Charcos de lluvia y fusiles de guerra (V)


Siempre es la misma pregunta.

Esa que me lleva en volandas a pudrirme en una fosa común de Srebrenika; a enseñar los dientes defendiendo un pedazo de pan, con los ojos inyectados en sangre en un mugriento barracón de Birkenau; a recibir en el costado el balazo de un niño de 11 años, recorriendo las calles de Mogadiscio a primeros de los noventa. Esa que me lleva a incriminar a toda la raza humana.

Luego está ese tipo, Alejo Garza, atrincherándose en su rancho de Tamaulipas a sus setenta y tantos años, a impartirle lecciones de dignidad a los narcos. O aquel compadre catracho que tuve la suerte de contar entre mis amigos, que tras aquel huracán endemoniado se lanzaba una y otra vez a las aguas picadas del Pacífico, a recuperar cadáveres y supervivientes. Me gustaría saber que al menos él, todavía sigue vivo. Indultándonos sin pretenderlo.


El caso es que con los años la memoria se va convirtiendo en un campo minado. Con algunos envites imposibles de sortear, y ya no digamos de digerir. Ahí están sino esas criaturas inocentes esnifando terokal por las calles de Quito para recordármelo, deambulando la ciudad como gatos callejeros. Abandonados a sus suertes y a la intemperie. Exhibiendo nuestra cobardía. O poniéndo a prueba nuestra indiferencia en el mejor de los casos.

Y al final tarde o temprano siempre aparezco yo, como un actor de reparto con pretensiones. Interpretando el guion a mi manera, permitiéndome incluso el lujo de pasármelo por el escroto, de saltarme las reglas con corazón y convicción. Dejando para otros esa otra transgresión barata y autocomplaciente de fin de semana.

Excepcionalmente como digo, me rindo ese tributo, me rasgo las vestiduras tras despojarme antes de cualquier visión romántica de las cosas. Lo consigo asimilar: una guerra es siempre una guerra, joder.
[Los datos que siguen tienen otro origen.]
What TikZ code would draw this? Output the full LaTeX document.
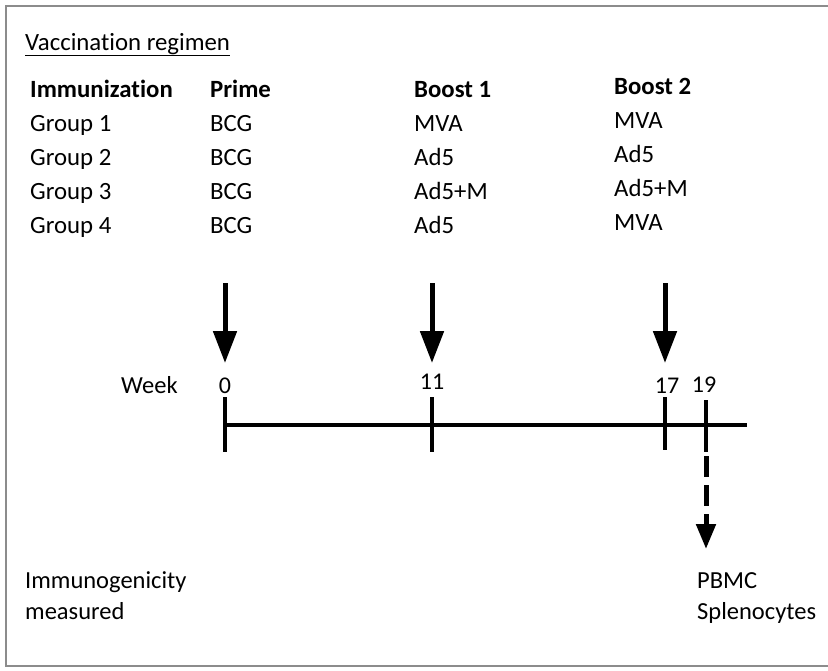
\documentclass[tikz,border=0pt]{standalone}
\usepackage{fontspec}
\setmainfont[Ligatures=NoCommon]{Carlito}
\usepackage{tikz}
\usetikzlibrary{arrows.meta}

\begin{document}
\begin{tikzpicture}[
  x=1pt, y=-1pt,
  txt/.style={anchor=base west, inner sep=0pt, font=\fontsize{24.8}{29}\selectfont},
  colhead/.style={txt, font=\fontsize{24.8}{29}\selectfont\bfseries},
  note/.style={anchor=base west, inner sep=0pt, font=\fontsize{24.5}{29}\selectfont},
  weeklabel/.style={anchor=base, inner sep=0pt, font=\fontsize{24}{28}\selectfont},
  frame/.style={draw=black!45, line width=2.5pt},
  axis/.style={line width=4.5pt},
  dose/.style={line width=5pt, -{Triangle[width=23pt,length=32pt]}},
  sample/.style={line width=5pt, dash pattern=on 21pt off 8pt, -{Triangle[width=19pt,length=25pt]}}
]
  \useasboundingbox (0,0) rectangle (828,670);
  \clip (0,0) rectangle (828,670);
  \draw[frame] (840,6) -- (6,6) -- (6,666) -- (840,666);

  % table
  \node[txt] (title) at (25,50) {\underline{Vaccination regimen}};
  \node[colhead] (immun) at (30,97) {Immunization};
  \node[colhead] (prime) at (210,97) {Prime};
  \node[colhead] (boosta) at (414,97) {Boost 1};
  \node[colhead] (boostb) at (614,94) {Boost 2};

  \node[txt] (g1) at (30,131) {Group 1};
  \node[txt] (g2) at (30,165) {Group 2};
  \node[txt] (g3) at (30,199) {Group 3};
  \node[txt] (g4) at (30,233) {Group 4};

  \node[txt] (p1) at (210,131) {BCG};
  \node[txt] (p2) at (210,165) {BCG};
  \node[txt] (p3) at (210,199) {BCG};
  \node[txt] (p4) at (210,233) {BCG};

  \node[txt] (ba1) at (414,131) {MVA};
  \node[txt] (ba2) at (414,165) {Ad5};
  \node[txt] (ba3) at (414,199) {Ad5+M};
  \node[txt] (ba4) at (414,233) {Ad5};

  \node[txt] (bb1) at (614,128) {MVA};
  \node[txt] (bb2) at (614,162) {Ad5};
  \node[txt] (bb3) at (614,196) {Ad5+M};
  \node[txt] (bb4) at (614,230) {MVA};

  % timeline
  \node[note] (week) at (121,393) {Week};
  \node[weeklabel] (w0) at (225,393) {0};
  \node[weeklabel] (w11) at (432,389) {11};
  \node[weeklabel] (w17) at (667,393) {17};
  \node[weeklabel] (w19) at (704,392) {19};

  \coordinate (start) at (225,425);
  \coordinate (end) at (747,425);
  \draw[axis] (start) -- (end);
  \draw[axis] (225,397) -- (225,452);
  \draw[axis] (432,397) -- (432,452);
  \draw[axis] (665,397) -- (665,450);
  \draw[axis] (706,400) -- (706,452);

  \coordinate (primetop) at (225,283);
  \coordinate (primetip) at (225,363);
  \coordinate (boostatop) at (432,283);
  \coordinate (boostatip) at (432,363);
  \coordinate (boostbtop) at (665,283);
  \coordinate (boostbtip) at (665,363);
  \draw[dose] (primetop) -- (primetip);
  \draw[dose] (boostatop) -- (boostatip);
  \draw[dose] (boostbtop) -- (boostbtip);

  \coordinate (harvest) at (706,456);
  \coordinate (harvesttip) at (706,549);
  \draw[sample] (harvest) -- (harvesttip);

  % readout
  \node[note] (immuno) at (25,588) {Immunogenicity};
  \node[note] (measured) at (25,619) {measured};
  \node[note] (pbmc) at (697,588) {PBMC};
  \node[note] (spleno) at (697,619) {Splenocytes};
\end{tikzpicture}
\end{document}
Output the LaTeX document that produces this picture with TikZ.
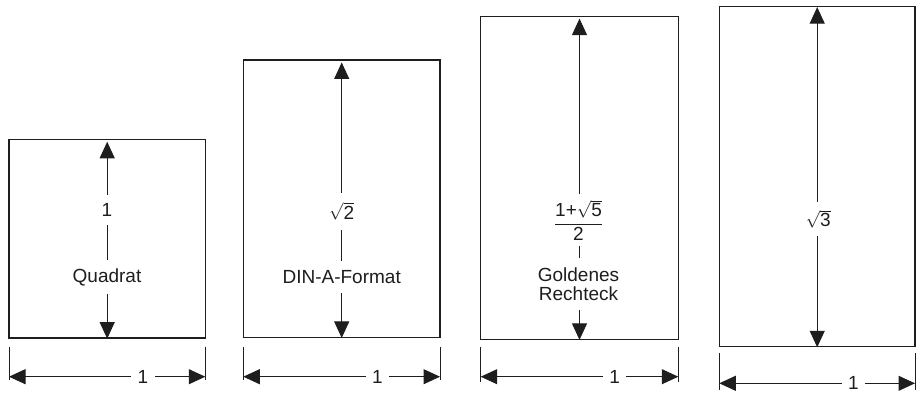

Inmensa y civil esta que libramos, y hay que apechugar.

Pero otras, como hoy, me deshago como un azucarillo bajo la lluvia. Ahogándome en un mar de dudas que siempre son la misma. Esa del si vale o no la pena. Sucumbiendo a esa mediocridad que casi todo lo impregna e invita a dejarse llevar. A tomar atajos por los que casi todos van, pero que en realidad –tú ya lo sabes- no conducen a ninguna parte. Y me quedo en casa desarmado y desalmado, claudicando. Haciendo de esa misma lluvia que me deshace, un pretexto con el que relamerme las heridas y postergarme hasta mañana.